I think aggression has to be given up entirely.
All this hard fast life, go go go, drive.
I'm absolutely convinced that with a soft attitude,
that you receive more.
The red is not dark enough
so I'm just going to darken it."

"You can see that I'm a pretty speedy painter.
You have to be in this climate. It's a very dry climate."

"It's very hard to quiet your mind.
You have to go slower and slower,
and then stop.
Then your mind is at rest.
And then you have to not try hard.
The best is when I was looking for the truth.
I found out the best way is just look around,
you don't see anything (laughs).
You have to be in the mood for the truth.
It's a happy state of mind,
very small happiness.
You stay alert.
You don't see anything,
but you don't have to,
you just stay alert and then it comes into your mind,
what to do.
You say, 'What can I do?'
and then you wait.
And sometimes you have to wait a long time
for an answer, and for an inspiration.
One time I went five months without,
I had to wait five months for an inspiration.
I almost died off (laughs).
You can tell people who live by inspiration.
They say, "I'll have to sleep on it,"
some kind of decision.
When you go to sleep, your intellect goes to sleep,
and your mind is clear."

"You look at the sky and it's perfect,
and then you look further and it's beautiful.
You enter into it and all that.
Beauty illustrates happiness.
The wind in the grass,
you know how happy the grass looks.
And the shining waves following each other.
The blue sky is a different kind of happiness,
the dark night another.
There are an infinite number of kinds of happiness.
All illustrated by beauty.
When you look around, you see it on all sides."

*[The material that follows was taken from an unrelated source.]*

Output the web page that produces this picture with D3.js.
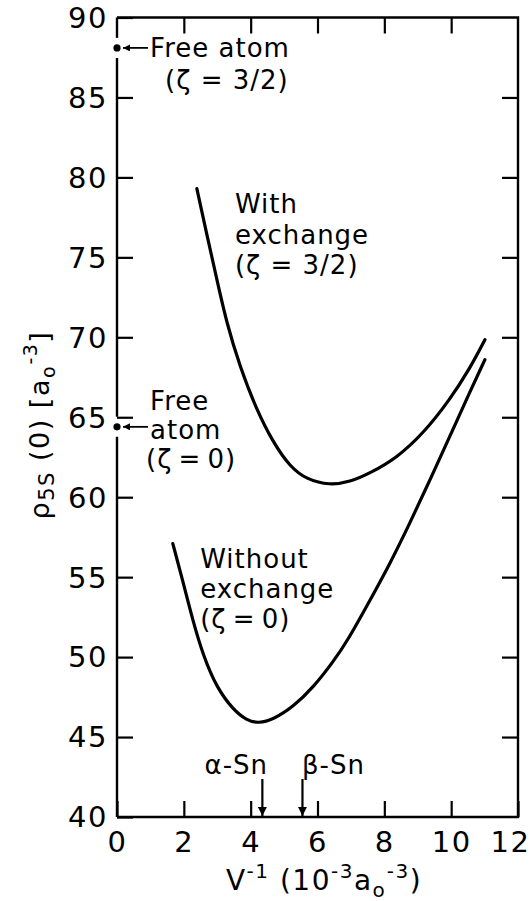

"I can see humility, delicate and white.
It is satisfying, just by itself.
And trust, absolute trust, a gift, a precious gift.
I would rather think of humility
than anything else.
Humility, the beautiful daughter.
She cannot do either right or wrong,
She does not do anything.
All of her ways are empty.
Infinitely light and delicate,
she treads an even path.
Sweet, smiling, uninterrupted, free."

"I've read all the spiritual stuff.
I have my own.
It's just an everyday experience."

I have to stop. I could write the whole thing down.